--- Start of AVAILABLE DATA ---

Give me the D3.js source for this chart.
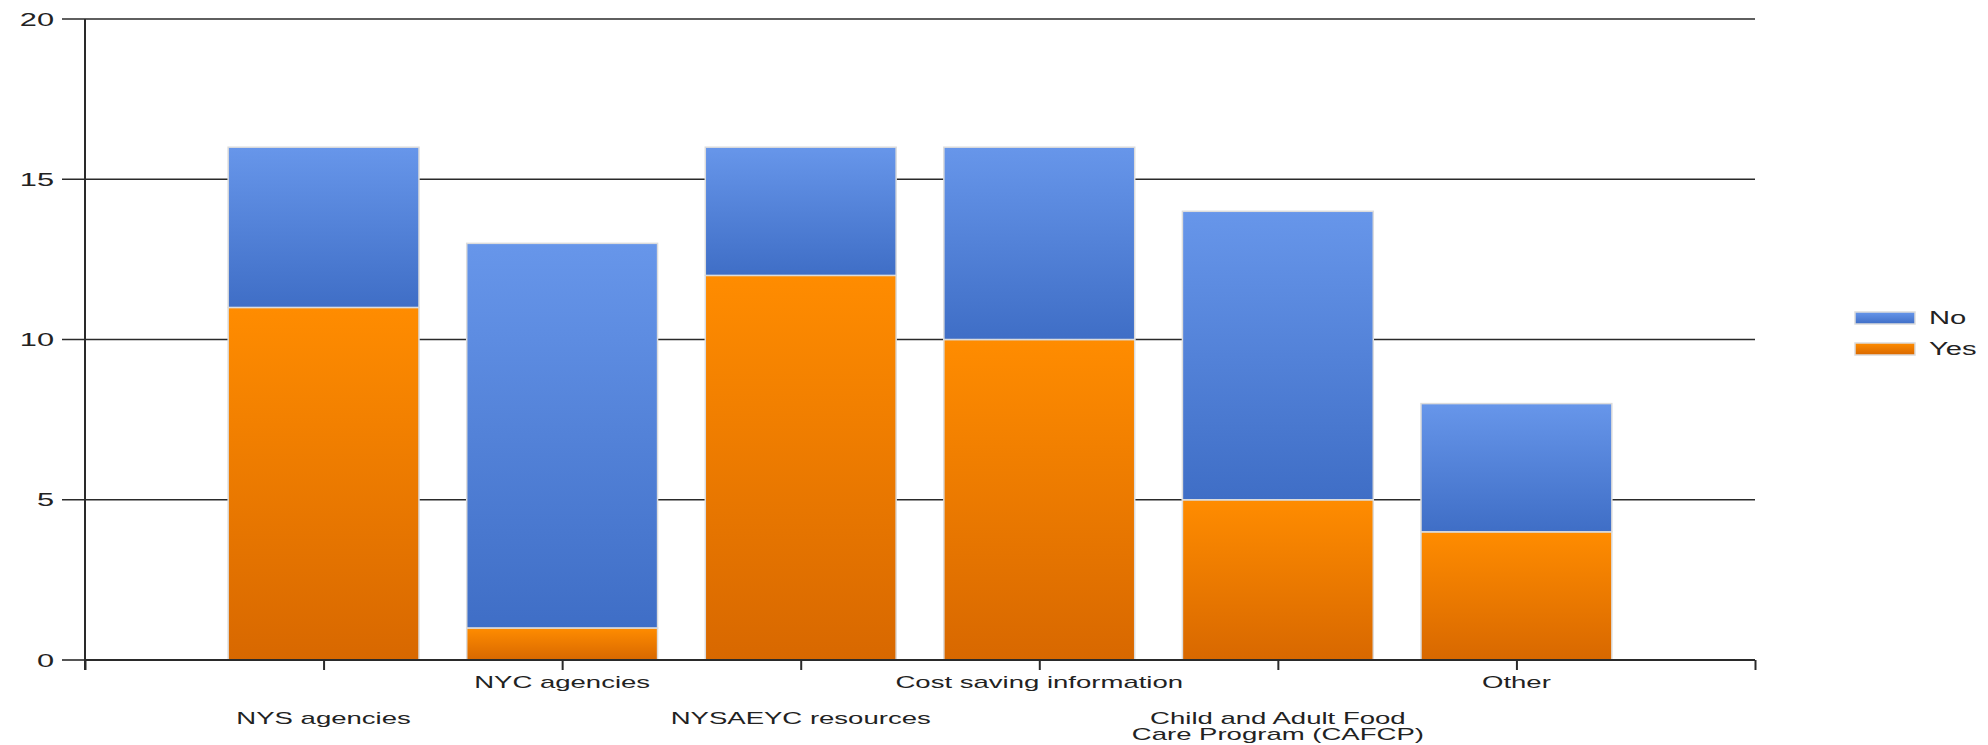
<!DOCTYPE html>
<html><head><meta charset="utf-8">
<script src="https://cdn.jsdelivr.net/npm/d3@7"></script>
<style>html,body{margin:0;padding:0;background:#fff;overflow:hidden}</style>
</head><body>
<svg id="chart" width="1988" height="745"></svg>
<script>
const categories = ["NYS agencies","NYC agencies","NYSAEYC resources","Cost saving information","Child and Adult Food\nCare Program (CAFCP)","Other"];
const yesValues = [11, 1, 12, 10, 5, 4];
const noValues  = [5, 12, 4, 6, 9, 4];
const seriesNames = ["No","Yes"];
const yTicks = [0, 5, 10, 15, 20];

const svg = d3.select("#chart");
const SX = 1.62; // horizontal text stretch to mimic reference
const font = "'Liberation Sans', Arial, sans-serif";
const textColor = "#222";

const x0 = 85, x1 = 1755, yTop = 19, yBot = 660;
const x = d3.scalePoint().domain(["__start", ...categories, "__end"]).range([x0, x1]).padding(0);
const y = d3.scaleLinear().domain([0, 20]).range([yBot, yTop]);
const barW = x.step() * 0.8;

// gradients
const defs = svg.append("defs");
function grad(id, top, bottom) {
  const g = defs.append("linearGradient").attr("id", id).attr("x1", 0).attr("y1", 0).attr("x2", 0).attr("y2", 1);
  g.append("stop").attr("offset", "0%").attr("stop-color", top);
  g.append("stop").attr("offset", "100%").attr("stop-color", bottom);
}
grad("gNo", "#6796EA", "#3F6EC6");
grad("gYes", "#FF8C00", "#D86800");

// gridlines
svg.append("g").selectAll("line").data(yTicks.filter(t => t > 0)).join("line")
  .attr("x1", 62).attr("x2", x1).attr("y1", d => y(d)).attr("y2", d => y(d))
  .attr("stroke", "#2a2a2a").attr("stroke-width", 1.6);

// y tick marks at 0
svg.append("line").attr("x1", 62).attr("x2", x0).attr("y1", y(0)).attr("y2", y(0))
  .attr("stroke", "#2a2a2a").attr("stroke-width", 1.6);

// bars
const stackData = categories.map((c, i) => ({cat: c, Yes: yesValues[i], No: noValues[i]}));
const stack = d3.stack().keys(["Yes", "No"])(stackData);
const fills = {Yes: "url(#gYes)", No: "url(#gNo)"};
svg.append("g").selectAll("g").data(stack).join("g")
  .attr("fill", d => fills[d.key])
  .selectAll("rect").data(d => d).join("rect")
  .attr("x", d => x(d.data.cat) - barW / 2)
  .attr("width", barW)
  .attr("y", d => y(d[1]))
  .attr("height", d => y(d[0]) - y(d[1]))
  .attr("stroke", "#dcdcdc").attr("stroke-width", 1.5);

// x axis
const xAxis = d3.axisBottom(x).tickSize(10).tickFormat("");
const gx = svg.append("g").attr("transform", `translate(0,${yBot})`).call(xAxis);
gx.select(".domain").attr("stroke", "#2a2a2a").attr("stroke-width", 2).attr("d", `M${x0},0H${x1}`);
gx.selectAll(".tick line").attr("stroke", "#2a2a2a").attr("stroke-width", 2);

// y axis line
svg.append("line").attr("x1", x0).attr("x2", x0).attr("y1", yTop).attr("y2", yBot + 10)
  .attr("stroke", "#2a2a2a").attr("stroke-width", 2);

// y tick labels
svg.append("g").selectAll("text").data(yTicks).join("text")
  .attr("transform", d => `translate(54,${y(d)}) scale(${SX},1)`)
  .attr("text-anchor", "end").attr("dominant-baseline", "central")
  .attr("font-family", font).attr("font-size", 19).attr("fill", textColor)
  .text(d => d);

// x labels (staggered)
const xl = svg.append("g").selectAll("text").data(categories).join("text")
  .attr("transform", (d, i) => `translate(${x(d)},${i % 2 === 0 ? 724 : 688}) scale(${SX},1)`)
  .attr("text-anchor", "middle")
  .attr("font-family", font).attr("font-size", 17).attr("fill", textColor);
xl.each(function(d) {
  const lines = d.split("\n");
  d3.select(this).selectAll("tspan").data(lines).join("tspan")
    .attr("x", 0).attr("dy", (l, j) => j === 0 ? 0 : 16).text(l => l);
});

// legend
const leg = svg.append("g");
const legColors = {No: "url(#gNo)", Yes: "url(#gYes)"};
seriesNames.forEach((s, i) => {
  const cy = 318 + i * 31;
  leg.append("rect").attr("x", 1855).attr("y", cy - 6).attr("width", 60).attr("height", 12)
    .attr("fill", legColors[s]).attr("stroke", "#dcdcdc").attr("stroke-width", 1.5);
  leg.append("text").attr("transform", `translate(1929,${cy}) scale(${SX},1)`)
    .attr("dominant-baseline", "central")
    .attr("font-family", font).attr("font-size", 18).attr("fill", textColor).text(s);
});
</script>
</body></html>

--- End of AVAILABLE DATA ---
--- Start of AVAILABLE DATA ---

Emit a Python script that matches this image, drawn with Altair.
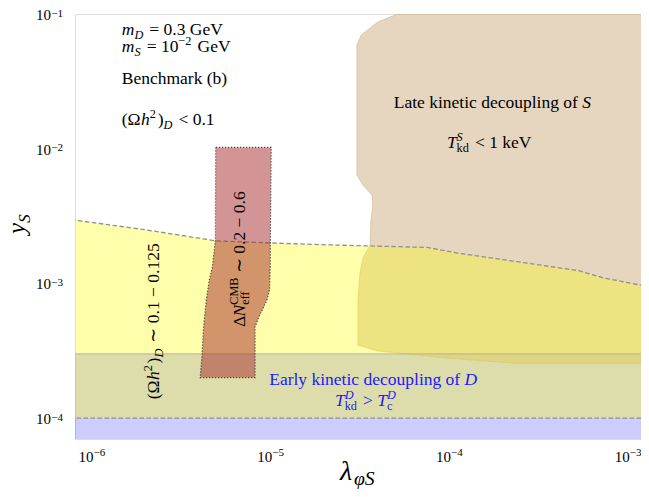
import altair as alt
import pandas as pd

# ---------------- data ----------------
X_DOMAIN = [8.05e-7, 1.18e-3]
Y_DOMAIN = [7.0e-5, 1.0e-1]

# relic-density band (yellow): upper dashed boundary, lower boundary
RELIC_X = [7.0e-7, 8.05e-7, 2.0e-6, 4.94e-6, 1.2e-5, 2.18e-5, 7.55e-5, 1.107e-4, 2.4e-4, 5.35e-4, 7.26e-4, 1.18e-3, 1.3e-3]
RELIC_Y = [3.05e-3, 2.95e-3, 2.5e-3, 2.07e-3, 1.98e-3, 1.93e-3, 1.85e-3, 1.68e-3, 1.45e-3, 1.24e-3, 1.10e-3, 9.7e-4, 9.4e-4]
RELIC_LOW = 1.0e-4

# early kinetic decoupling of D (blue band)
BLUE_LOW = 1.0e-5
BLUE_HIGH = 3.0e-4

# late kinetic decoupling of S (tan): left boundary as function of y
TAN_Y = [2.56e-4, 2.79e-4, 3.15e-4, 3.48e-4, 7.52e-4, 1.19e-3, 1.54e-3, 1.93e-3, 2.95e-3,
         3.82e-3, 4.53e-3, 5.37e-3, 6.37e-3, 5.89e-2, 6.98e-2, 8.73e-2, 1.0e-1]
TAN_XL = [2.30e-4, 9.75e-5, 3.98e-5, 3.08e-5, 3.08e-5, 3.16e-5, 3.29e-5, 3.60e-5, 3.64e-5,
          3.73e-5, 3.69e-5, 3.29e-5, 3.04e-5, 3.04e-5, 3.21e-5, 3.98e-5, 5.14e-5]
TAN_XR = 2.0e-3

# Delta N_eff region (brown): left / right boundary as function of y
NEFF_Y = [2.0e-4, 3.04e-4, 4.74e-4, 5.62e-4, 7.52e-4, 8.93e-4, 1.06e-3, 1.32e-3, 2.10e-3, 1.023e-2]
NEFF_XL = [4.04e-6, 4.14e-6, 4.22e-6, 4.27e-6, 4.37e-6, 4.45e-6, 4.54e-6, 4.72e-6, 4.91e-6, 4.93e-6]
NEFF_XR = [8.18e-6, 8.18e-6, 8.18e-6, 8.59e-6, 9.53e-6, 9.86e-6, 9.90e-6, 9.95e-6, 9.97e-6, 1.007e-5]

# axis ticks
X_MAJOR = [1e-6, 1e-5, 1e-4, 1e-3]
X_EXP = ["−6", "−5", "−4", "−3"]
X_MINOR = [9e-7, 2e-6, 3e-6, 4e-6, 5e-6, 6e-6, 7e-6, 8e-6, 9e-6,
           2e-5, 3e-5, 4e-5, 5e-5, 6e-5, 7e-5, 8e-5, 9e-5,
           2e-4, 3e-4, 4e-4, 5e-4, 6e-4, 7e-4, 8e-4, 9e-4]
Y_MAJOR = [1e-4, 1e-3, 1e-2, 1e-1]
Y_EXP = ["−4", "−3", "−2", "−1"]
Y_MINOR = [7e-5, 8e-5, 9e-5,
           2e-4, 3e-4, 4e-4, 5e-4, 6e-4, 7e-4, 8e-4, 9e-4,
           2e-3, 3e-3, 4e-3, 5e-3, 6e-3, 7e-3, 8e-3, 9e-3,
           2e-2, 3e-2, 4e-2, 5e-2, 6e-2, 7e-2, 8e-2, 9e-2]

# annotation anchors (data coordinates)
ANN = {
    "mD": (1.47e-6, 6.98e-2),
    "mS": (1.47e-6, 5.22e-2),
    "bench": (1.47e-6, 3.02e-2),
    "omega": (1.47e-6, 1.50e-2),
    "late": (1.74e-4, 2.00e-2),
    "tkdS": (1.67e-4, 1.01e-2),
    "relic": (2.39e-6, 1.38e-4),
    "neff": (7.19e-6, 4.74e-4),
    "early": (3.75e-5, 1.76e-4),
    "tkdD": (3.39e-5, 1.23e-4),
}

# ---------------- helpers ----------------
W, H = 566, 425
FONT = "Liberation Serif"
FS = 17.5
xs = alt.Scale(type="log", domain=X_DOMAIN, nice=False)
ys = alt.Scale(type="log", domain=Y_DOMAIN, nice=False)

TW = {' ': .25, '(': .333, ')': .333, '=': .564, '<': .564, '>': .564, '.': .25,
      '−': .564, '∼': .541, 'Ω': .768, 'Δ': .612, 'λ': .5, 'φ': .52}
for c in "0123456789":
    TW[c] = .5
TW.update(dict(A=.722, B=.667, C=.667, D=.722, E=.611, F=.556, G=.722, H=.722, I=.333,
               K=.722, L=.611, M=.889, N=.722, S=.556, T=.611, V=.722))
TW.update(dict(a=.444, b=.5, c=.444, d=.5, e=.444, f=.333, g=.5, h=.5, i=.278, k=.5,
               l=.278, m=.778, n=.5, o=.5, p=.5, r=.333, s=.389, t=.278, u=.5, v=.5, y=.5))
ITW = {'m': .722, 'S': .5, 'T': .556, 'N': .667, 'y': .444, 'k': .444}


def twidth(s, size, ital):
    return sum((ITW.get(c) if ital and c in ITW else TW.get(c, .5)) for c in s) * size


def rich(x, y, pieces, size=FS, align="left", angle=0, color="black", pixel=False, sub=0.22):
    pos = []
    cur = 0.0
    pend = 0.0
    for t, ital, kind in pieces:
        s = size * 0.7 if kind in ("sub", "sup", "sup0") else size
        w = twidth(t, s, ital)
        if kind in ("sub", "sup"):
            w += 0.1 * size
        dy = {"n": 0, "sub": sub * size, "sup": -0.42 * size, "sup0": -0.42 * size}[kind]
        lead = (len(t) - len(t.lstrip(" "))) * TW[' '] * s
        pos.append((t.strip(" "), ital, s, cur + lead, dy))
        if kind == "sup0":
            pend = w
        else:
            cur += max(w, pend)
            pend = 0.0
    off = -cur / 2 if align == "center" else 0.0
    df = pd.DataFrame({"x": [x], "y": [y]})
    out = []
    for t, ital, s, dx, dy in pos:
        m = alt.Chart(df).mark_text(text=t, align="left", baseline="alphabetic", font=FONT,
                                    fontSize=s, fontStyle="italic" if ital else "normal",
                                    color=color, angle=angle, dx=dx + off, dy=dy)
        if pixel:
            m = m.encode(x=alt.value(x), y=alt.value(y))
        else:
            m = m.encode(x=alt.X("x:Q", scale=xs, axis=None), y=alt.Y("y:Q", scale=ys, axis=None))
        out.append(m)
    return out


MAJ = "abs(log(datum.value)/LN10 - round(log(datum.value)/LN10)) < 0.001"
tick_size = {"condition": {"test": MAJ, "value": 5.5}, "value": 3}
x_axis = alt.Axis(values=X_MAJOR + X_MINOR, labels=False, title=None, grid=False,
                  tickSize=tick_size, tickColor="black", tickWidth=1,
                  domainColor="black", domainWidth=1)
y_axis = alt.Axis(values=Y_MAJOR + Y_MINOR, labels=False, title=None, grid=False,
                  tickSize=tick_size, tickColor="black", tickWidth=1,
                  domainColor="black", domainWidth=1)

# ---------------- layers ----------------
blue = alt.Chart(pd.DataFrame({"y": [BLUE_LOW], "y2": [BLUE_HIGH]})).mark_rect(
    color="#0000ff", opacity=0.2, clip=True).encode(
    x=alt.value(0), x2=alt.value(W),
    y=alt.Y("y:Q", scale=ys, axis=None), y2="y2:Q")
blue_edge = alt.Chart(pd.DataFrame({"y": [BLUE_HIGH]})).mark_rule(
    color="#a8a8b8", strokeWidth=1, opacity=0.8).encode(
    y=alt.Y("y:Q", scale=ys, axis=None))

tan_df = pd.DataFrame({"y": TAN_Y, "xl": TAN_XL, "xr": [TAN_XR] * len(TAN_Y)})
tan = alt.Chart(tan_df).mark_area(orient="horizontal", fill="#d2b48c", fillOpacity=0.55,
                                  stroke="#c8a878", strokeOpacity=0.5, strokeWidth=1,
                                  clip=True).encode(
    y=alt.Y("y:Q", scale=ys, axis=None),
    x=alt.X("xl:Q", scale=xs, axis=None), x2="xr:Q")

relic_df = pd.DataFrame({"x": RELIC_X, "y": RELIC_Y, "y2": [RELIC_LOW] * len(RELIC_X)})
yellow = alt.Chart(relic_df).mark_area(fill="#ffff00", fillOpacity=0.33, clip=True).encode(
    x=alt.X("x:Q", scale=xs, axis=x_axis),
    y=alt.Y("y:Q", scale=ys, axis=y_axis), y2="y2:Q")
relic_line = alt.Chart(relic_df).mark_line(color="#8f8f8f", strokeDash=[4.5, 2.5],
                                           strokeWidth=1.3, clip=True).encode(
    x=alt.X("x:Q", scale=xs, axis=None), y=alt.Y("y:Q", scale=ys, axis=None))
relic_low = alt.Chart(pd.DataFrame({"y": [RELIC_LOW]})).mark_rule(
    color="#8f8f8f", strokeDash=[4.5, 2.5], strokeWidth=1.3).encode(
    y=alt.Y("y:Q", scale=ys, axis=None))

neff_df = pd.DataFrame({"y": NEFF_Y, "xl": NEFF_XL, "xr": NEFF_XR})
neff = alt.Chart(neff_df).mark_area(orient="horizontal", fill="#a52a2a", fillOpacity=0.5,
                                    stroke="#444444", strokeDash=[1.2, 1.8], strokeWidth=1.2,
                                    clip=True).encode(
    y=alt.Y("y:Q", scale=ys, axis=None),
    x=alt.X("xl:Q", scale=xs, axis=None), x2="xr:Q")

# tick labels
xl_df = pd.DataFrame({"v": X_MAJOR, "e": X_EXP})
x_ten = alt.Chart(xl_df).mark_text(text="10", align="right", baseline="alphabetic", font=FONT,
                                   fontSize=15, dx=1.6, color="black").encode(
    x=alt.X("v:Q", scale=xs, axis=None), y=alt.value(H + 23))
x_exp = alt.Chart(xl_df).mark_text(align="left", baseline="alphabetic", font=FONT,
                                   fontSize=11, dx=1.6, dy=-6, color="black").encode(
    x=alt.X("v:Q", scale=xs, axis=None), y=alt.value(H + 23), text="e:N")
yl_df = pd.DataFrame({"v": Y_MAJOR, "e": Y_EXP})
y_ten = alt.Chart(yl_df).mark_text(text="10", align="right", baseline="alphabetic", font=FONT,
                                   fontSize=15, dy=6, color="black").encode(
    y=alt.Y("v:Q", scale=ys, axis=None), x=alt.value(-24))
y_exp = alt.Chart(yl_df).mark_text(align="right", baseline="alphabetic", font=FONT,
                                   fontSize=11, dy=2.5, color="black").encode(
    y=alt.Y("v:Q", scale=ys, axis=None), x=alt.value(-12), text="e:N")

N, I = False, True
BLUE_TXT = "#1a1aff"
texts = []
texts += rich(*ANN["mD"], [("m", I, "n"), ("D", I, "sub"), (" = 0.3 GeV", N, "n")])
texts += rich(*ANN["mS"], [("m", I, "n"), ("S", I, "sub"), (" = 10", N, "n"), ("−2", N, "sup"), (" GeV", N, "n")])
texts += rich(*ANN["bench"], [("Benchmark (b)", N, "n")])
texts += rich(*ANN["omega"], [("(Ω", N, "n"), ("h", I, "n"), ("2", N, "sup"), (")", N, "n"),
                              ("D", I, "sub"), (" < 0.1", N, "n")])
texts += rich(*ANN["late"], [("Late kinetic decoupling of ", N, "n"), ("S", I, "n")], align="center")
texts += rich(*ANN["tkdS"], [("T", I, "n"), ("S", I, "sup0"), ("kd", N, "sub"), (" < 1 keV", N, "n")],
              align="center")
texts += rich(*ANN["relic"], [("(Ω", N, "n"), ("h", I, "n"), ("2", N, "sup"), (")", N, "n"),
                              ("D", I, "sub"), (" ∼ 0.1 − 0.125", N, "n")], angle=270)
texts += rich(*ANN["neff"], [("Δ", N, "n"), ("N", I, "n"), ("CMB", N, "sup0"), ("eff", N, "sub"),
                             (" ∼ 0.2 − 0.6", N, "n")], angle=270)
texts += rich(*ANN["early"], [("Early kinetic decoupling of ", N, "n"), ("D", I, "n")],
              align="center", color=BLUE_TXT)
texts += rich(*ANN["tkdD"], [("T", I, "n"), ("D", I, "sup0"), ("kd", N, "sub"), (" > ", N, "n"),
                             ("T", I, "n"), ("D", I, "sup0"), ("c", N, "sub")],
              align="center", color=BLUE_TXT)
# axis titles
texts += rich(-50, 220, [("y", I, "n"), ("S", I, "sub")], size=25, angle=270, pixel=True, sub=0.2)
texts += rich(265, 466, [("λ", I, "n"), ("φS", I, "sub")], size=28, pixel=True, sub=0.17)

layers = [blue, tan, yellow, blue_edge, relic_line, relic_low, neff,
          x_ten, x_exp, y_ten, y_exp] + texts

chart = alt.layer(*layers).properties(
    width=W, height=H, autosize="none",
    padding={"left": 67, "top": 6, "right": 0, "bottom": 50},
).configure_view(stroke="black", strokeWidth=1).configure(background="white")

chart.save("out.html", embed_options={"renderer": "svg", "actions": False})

--- End of AVAILABLE DATA ---

* **AIM**
Everything above from the line with "Emit a Python" through the line with "TAN_XR = 2.0e-3" should be retyped exactly, and nothing else; omit pictures.

* **WORKED ANSWER**
Emit a Python script that matches this image, drawn with Altair.
import altair as alt
import pandas as pd

# ---------------- data ----------------
X_DOMAIN = [8.05e-7, 1.18e-3]
Y_DOMAIN = [7.0e-5, 1.0e-1]

# relic-density band (yellow): upper dashed boundary, lower boundary
RELIC_X = [7.0e-7, 8.05e-7, 2.0e-6, 4.94e-6, 1.2e-5, 2.18e-5, 7.55e-5, 1.107e-4, 2.4e-4, 5.35e-4, 7.26e-4, 1.18e-3, 1.3e-3]
RELIC_Y = [3.05e-3, 2.95e-3, 2.5e-3, 2.07e-3, 1.98e-3, 1.93e-3, 1.85e-3, 1.68e-3, 1.45e-3, 1.24e-3, 1.10e-3, 9.7e-4, 9.4e-4]
RELIC_LOW = 1.0e-4

# early kinetic decoupling of D (blue band)
BLUE_LOW = 1.0e-5
BLUE_HIGH = 3.0e-4

# late kinetic decoupling of S (tan): left boundary as function of y
TAN_Y = [2.56e-4, 2.79e-4, 3.15e-4, 3.48e-4, 7.52e-4, 1.19e-3, 1.54e-3, 1.93e-3, 2.95e-3,
         3.82e-3, 4.53e-3, 5.37e-3, 6.37e-3, 5.89e-2, 6.98e-2, 8.73e-2, 1.0e-1]
TAN_XL = [2.30e-4, 9.75e-5, 3.98e-5, 3.08e-5, 3.08e-5, 3.16e-5, 3.29e-5, 3.60e-5, 3.64e-5,
          3.73e-5, 3.69e-5, 3.29e-5, 3.04e-5, 3.04e-5, 3.21e-5, 3.98e-5, 5.14e-5]
TAN_XR = 2.0e-3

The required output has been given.